The company said Friday that it sold 3.8 million vehicles last year, down 3.4%, with revenue dropping about the same rate to 55.5 billion euros (US$60 billion).

That almost wiped out its net earnings, which amounted to just 19 million euros last year compared with 3.4 billion euros a year earlier.

Interim chief Clotilde Delbos said "the visibility for 2020 is limited due to an expected volatility in the market."

Those uncertainties include EU limits on car emissions, which will require car companies to sell more battery-powered vehicles, as well as the impact of the virus outbreak from China, which has disrupted supply chains.

Renault, which is in a global alliance with Japan's Nissan and Mitsubishi, said it expects the European car market to shrink at least 3% this year.

Beyond market turbulence, Renault has been shaken by the scandal over its former chief, Carlos Ghosn, who was arrested in Japan in late 2018 on allegations of financial wrongdoing and then fled the country about a year later.
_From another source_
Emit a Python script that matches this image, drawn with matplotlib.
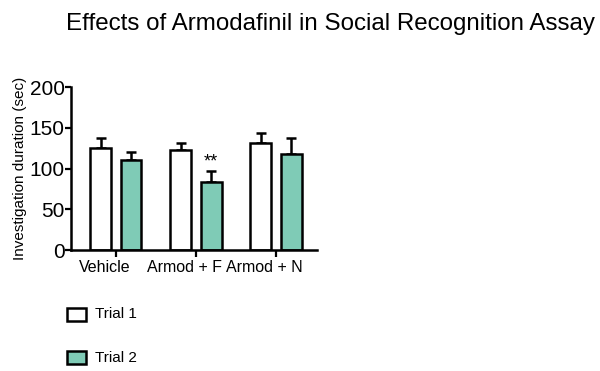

Ghosn, who denies wrongdoing, was the head of Nissan, too, in which Renault holds a stake. Nissan is struggling financially, posting a loss for the fourth quarter.

Ghosn had wanted to merge Renault and Nissan and now their alliance is viewed as weakened at a time when key rivals are merging and gaining in heft.

In a sign of its caution, Renault slashed its dividend, to 1.10 euros a share from 3.55 euros in 2018.